SIOUX FALLS, S.D. -- Syracuse coach Quentin Hillsman delivered a direct message to Brianna Butler at halftime.
"You've got to hit some shots," he told his star guard, "or we're going home."
Butler hit some shots, all right, and Syracuse is staying another couple of days in South Dakota after upsetting No. 1 seed South Carolina 80-72 in the Sioux Falls Regional semifinal of the women's NCAA tournament on Friday night.
Butler scored 10 of her 18 points in the fourth quarter, including the go-ahead 3-pointer with 3:01 left, to send the fourth-seeded Orange to a regional final for the first time. They'll play Ohio State or Tennessee on Sunday.
Syracuse trailed by as many as 13 late in the first half and was still down 11 in the middle of the third quarter before coming back to stun a Gamecocks team that looked destined to make another appearance in the Final Four. South Carolina got into early foul trouble and never could finish off the Orange.
"Even though we did get the lead, we were just off," South Carolina coach Dawn Staley said. "We were just not in sync. They did a good job at winning the game."
Alexis Peterson scored 25 points to lead the Orange (28-7), who won for the 14th time in 15 games. Brittney Sykes added 17, and Briana Day had 13 rebounds.
Alaina Coates had 18 points and 16 rebounds for South Carolina (33-2), whose only other loss was to UConn. A'ja Wilson had 15 points and 10 rebounds, and Tina Roy added 17 points off the bench for the Gamecocks.
Butler, the NCAA active leader in career 3-pointers, made just six of her last 35 attempts from beyond the arc coming into the game, and she got off to a slow start against the Gamecocks. Her pull-up jumper tied it at 61, and her 3-pointer gave the Orange the lead for good after Coates converted an entry pass from Tiffany Mitchell for a two-point lead. Butler's last 3-pointer made it 74-68 with 1:11 left.
"I have to give the credit to my teammates and coaches," Butler said. "They gave me the confidence to come out in the second half and fire. Lex told me they're going to fall. Even Coach gave me the confidence. Even if I was missing, he wanted me to keep shooting."
The Orange's zone defense sagged on star post players Wilson and Coates, giving Roy, Mitchell and Bianca Cuevas open looks from the perimeter. The Gamecocks attempted a season-high 32 3-pointers but made only eight.
"When we were going through our scout, (Hillsman) said to limit their touches on the inside," Sykes said. "They're going to find a way to get the ball inside, and we had to limit that and guard the perimeter to the best of our ability."
Wilson, Coates and Sarah Imovbioh were a combined 17-for-22 from the field, a telling statistic, Staley said.

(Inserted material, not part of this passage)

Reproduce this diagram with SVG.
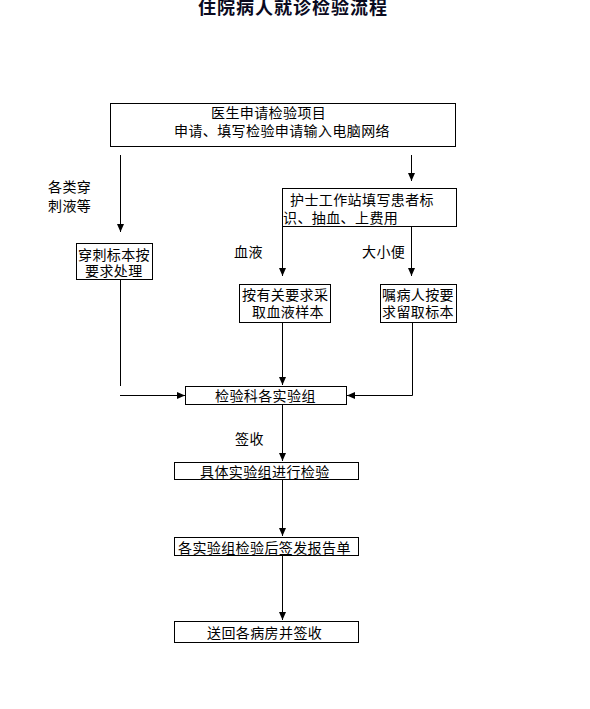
<svg xmlns="http://www.w3.org/2000/svg" width="590" height="709" viewBox="0 0 590 709">
<style>
.t{font-family:"Noto Sans CJK SC","Noto Sans CJK JP",sans-serif;font-size:14px;fill:#000;letter-spacing:0.4px}
.ttl{font-family:"Noto Sans CJK SC","Noto Sans CJK JP",sans-serif;font-size:18px;font-weight:bold;fill:#0a0a1e;letter-spacing:1px}
.b{fill:#fff;stroke:#000;stroke-width:1}
.c{fill:none;stroke:#000;stroke-width:1}
</style>
<defs>
<marker id="ah" markerUnits="userSpaceOnUse" markerWidth="8" markerHeight="7" refX="8" refY="3.5" orient="auto">
<path d="M0,0 L8,3.5 L0,7 z" fill="#000"/>
</marker>
</defs>
<rect width="590" height="709" fill="#fff"/>
<text class="ttl" x="198" y="14">住院病人就诊检验流程</text>

<g id="connectors">
<line class="c" x1="120.5" y1="155" x2="120.5" y2="232" marker-end="url(#ah)"/>
<line class="c" x1="411.5" y1="155" x2="411.5" y2="181" marker-end="url(#ah)"/>
<line class="c" x1="282.5" y1="226" x2="282.5" y2="276" marker-end="url(#ah)"/>
<line class="c" x1="411.5" y1="226" x2="411.5" y2="276" marker-end="url(#ah)"/>
<line class="c" x1="120.5" y1="279" x2="120.5" y2="386"/>
<line class="c" x1="120" y1="395.5" x2="185" y2="395.5" marker-end="url(#ah)"/>
<line class="c" x1="282.5" y1="323" x2="282.5" y2="385" marker-end="url(#ah)"/>
<polyline class="c" points="412.5,323 412.5,395.5 347,395.5" marker-end="url(#ah)"/>
<line class="c" x1="282.5" y1="404" x2="282.5" y2="461" marker-end="url(#ah)"/>
<line class="c" x1="282.5" y1="479" x2="282.5" y2="536" marker-end="url(#ah)"/>
<line class="c" x1="282.5" y1="555" x2="282.5" y2="620" marker-end="url(#ah)"/>
<text class="t" x="48" y="192">各类穿</text>
<text class="t" x="48" y="211">刺液等</text>
<text class="t" x="234" y="257">血液</text>
<text class="t" x="362" y="257">大小便</text>
<text class="t" x="235" y="444">签收</text>
</g>

<g id="n1">
<rect class="b" x="110.5" y="103.5" width="345" height="43"/>
<text class="t" x="211" y="118">医生申请检验项目</text>
<text class="t" x="174" y="136">申请、填写检验申请输入电脑网络</text>
</g>
<g id="n2">
<rect class="b" x="282.5" y="188.5" width="174" height="38"/>
<text class="t" x="290" y="205">护士工作站填写患者标</text>
<text class="t" x="283" y="223">识、抽血、上费用</text>
</g>
<g id="n3">
<rect class="b" x="76.5" y="243.5" width="76" height="36"/>
<text class="t" x="78" y="260">穿刺标本按</text>
<text class="t" x="85" y="276">要求处理</text>
</g>
<g id="n4">
<rect class="b" x="239.5" y="284.5" width="91" height="38"/>
<text class="t" x="242" y="300">按有关要求采</text>
<text class="t" x="252" y="317">取血液样本</text>
</g>
<g id="n5">
<rect class="b" x="380.5" y="284.5" width="76" height="38"/>
<text class="t" x="382" y="300">嘱病人按要</text>
<text class="t" x="382" y="317">求留取标本</text>
</g>
<g id="n6">
<rect class="b" x="185.5" y="386.5" width="161" height="18"/>
<text class="t" x="215" y="401">检验科各实验组</text>
</g>
<g id="n7">
<rect class="b" x="174.5" y="462.5" width="184" height="17"/>
<text class="t" x="200" y="477">具体实验组进行检验</text>
</g>
<g id="n8">
<rect class="b" x="174.5" y="537.5" width="184" height="18"/>
<text class="t" x="178" y="553">各实验组检验后签发报告单</text>
</g>
<g id="n9">
<rect class="b" x="174.5" y="621.5" width="184" height="21"/>
<text class="t" x="207" y="638">送回各病房并签收</text>
</g>
</svg>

"We took the bait," she said. "Our post players are 17-for-22 from the floor, 41 points. Shooting at that percentage, we should have been trying to get that ball inside a lot more than we did."

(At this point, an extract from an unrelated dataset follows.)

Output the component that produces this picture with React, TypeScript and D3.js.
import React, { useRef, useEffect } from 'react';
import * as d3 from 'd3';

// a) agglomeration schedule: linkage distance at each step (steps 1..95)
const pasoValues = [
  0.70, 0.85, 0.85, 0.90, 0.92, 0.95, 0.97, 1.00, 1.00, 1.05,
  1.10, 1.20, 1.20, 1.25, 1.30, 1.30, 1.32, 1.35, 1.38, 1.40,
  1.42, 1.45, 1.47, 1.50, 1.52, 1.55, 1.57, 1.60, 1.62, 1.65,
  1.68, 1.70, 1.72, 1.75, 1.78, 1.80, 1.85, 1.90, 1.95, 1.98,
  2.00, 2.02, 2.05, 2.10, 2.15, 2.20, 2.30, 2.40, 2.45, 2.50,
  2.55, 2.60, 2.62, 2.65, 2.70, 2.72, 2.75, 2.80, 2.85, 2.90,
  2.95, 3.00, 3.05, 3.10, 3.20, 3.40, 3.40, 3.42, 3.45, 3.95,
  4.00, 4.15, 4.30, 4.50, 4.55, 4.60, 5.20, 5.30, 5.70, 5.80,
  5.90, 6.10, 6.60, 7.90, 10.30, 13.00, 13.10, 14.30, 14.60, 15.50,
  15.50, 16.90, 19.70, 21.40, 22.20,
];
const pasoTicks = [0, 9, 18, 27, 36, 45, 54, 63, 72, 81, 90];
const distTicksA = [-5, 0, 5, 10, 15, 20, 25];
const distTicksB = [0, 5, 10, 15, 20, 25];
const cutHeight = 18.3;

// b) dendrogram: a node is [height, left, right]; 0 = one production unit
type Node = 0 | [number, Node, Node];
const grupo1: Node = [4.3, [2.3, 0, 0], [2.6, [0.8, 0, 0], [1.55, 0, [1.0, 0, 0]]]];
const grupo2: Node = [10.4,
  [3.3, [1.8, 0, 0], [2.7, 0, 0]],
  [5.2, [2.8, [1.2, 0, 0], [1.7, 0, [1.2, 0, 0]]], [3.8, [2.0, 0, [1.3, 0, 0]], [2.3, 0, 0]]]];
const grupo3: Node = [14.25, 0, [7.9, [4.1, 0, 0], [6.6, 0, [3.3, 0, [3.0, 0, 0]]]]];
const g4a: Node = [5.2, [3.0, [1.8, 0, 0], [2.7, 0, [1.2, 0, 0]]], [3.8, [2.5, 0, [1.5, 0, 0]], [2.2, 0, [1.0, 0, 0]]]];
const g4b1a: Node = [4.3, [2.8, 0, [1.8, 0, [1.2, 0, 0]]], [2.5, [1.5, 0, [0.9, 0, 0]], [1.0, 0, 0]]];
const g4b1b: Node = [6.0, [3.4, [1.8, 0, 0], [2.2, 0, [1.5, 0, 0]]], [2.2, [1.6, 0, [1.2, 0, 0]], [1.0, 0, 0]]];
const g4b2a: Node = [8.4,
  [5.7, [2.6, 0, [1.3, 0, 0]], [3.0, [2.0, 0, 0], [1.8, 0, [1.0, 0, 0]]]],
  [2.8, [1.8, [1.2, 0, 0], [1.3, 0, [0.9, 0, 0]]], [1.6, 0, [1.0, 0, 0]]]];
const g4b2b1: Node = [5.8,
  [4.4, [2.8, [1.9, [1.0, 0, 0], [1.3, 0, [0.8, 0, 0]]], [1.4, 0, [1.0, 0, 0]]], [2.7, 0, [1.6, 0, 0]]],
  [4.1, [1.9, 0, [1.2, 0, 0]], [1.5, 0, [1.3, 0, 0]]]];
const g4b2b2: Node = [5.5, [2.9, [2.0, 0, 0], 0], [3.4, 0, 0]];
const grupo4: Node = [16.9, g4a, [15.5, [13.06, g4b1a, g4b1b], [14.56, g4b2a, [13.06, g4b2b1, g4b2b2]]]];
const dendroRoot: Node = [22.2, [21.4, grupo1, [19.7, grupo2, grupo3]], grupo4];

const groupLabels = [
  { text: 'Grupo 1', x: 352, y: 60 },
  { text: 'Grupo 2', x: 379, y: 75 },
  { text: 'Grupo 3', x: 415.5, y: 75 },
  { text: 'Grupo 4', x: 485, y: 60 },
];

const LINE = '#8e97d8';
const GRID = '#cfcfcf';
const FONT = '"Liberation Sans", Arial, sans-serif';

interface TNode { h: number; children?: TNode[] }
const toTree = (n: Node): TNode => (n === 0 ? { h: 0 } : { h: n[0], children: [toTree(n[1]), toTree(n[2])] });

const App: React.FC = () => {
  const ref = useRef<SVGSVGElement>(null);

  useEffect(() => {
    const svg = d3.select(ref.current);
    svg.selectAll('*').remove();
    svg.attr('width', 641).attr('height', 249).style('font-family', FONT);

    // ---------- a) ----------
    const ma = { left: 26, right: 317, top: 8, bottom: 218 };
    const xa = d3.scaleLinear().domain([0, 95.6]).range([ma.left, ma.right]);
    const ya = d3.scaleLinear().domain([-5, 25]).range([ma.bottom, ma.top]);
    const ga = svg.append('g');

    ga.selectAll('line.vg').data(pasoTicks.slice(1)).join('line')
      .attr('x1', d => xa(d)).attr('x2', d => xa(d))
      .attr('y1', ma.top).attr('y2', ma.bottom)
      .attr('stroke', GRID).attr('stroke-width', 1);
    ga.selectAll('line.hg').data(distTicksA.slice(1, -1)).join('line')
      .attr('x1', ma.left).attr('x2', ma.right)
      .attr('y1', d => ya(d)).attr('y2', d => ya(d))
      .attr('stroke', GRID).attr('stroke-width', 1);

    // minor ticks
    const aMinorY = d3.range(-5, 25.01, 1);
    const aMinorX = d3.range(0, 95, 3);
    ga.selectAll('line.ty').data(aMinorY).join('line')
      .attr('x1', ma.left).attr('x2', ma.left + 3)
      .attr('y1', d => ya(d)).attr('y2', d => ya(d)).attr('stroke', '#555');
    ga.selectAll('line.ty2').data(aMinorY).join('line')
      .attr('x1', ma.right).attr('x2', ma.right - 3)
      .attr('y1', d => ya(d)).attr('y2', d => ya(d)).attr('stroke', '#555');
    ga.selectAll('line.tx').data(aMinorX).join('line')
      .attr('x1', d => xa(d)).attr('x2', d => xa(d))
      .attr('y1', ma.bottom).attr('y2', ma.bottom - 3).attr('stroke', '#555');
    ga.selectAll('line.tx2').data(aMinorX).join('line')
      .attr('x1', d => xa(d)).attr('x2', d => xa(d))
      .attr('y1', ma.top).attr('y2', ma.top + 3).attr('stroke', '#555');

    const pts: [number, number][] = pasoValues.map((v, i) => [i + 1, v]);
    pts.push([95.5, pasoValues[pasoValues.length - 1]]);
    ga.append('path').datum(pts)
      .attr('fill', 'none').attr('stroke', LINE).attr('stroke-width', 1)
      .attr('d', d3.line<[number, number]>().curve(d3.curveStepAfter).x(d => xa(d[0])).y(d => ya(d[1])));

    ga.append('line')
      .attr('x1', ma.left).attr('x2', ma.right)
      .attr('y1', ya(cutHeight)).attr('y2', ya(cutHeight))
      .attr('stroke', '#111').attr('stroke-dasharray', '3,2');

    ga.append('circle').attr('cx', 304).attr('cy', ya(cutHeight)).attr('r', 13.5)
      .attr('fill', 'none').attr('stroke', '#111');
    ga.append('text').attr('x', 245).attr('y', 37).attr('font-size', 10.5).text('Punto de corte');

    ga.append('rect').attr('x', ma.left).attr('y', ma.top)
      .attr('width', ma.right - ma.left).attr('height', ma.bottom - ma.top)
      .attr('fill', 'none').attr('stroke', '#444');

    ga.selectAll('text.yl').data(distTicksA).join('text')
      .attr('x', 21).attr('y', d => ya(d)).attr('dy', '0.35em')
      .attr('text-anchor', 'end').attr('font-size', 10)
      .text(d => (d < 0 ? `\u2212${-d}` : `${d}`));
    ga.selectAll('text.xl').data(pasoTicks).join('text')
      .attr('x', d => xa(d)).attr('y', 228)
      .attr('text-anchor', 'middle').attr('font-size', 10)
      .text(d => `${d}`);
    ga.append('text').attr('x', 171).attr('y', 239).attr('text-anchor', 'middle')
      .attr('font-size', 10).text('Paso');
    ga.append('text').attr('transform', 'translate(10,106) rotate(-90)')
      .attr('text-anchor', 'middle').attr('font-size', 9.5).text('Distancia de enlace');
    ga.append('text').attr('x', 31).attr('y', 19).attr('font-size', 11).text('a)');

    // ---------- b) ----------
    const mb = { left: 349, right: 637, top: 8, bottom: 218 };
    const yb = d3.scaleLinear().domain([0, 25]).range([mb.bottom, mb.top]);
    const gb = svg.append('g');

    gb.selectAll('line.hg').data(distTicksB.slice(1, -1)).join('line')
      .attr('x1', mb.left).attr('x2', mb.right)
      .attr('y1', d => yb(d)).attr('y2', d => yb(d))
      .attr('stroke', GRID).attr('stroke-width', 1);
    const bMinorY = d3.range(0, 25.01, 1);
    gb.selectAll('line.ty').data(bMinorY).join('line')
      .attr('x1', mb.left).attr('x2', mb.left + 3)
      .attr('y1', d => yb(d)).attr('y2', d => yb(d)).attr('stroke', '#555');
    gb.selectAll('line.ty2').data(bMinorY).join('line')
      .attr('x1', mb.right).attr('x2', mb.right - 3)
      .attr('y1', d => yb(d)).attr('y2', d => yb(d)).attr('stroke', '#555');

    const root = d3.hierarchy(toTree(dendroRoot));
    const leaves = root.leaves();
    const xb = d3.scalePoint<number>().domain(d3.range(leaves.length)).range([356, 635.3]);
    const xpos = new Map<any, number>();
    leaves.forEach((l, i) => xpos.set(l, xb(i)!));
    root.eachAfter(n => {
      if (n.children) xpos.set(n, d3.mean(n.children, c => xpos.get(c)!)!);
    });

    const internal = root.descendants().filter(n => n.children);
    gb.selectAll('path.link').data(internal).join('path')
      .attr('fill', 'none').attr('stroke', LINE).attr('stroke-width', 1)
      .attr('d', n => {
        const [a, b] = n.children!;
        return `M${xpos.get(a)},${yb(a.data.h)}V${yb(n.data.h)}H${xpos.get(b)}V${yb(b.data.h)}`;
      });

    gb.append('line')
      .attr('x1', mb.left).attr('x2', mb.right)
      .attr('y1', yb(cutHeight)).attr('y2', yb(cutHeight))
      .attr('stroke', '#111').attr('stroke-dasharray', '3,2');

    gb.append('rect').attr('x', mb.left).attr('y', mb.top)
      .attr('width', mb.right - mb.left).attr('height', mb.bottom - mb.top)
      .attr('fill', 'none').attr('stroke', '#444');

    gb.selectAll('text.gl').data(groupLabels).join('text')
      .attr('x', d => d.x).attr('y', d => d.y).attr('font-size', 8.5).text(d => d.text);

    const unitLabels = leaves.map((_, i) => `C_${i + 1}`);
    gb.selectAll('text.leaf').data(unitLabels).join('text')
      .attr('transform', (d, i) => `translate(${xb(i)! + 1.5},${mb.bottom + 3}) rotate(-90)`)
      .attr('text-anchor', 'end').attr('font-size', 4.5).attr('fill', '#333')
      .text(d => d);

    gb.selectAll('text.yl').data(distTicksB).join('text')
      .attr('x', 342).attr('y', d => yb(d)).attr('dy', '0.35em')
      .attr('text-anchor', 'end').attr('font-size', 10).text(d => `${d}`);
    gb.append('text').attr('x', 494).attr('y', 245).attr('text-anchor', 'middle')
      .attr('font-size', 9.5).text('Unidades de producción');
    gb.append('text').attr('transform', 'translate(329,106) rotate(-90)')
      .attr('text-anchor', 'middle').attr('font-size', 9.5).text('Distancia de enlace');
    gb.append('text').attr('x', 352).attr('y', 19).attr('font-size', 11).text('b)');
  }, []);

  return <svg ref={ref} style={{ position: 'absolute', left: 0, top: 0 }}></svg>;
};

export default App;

The Gamecocks came in concerned about dealing with a pressing Syracuse defense that had been forcing 24.5 turnovers a game, most of any team in the country. The press was hardly a factor.
But with Peterson giving the Orange consistent scoring and Butler ramping up her offense late, the Orange were able to pull off their biggest win ever and avenge the loss to the Gamecocks that ended their season in 2015.
After the final buzzer, Peterson went to mid-court and took a bow, and then Day picked her up and carried her to where their teammates were celebrating.
Syracuse: Butler has started all 132 games of her career, tying the school record. ... The Orange's 28 wins are a school record.
South Carolina: Wilson, who leads the SEC with 3.1 blocks a game, swatted three shots and had four steals ... The Gamecocks came in having outscored their opponents in 101 of 136 quarters.
HOW FAR THEY'VE COME
Hillsman offered some perspective on how far his program has come since he took over in 2006.
"My first game coaching at Syracuse, it was an exhibition game and we lost in double overtime," he said. "I remember going home thinking, 'This is my last year. I'm quitting. This is too much.' From that point forward, we had to get players and build our program piece by piece.
"I take no credit. I'm not confused. You have to get good players and they have to play for you."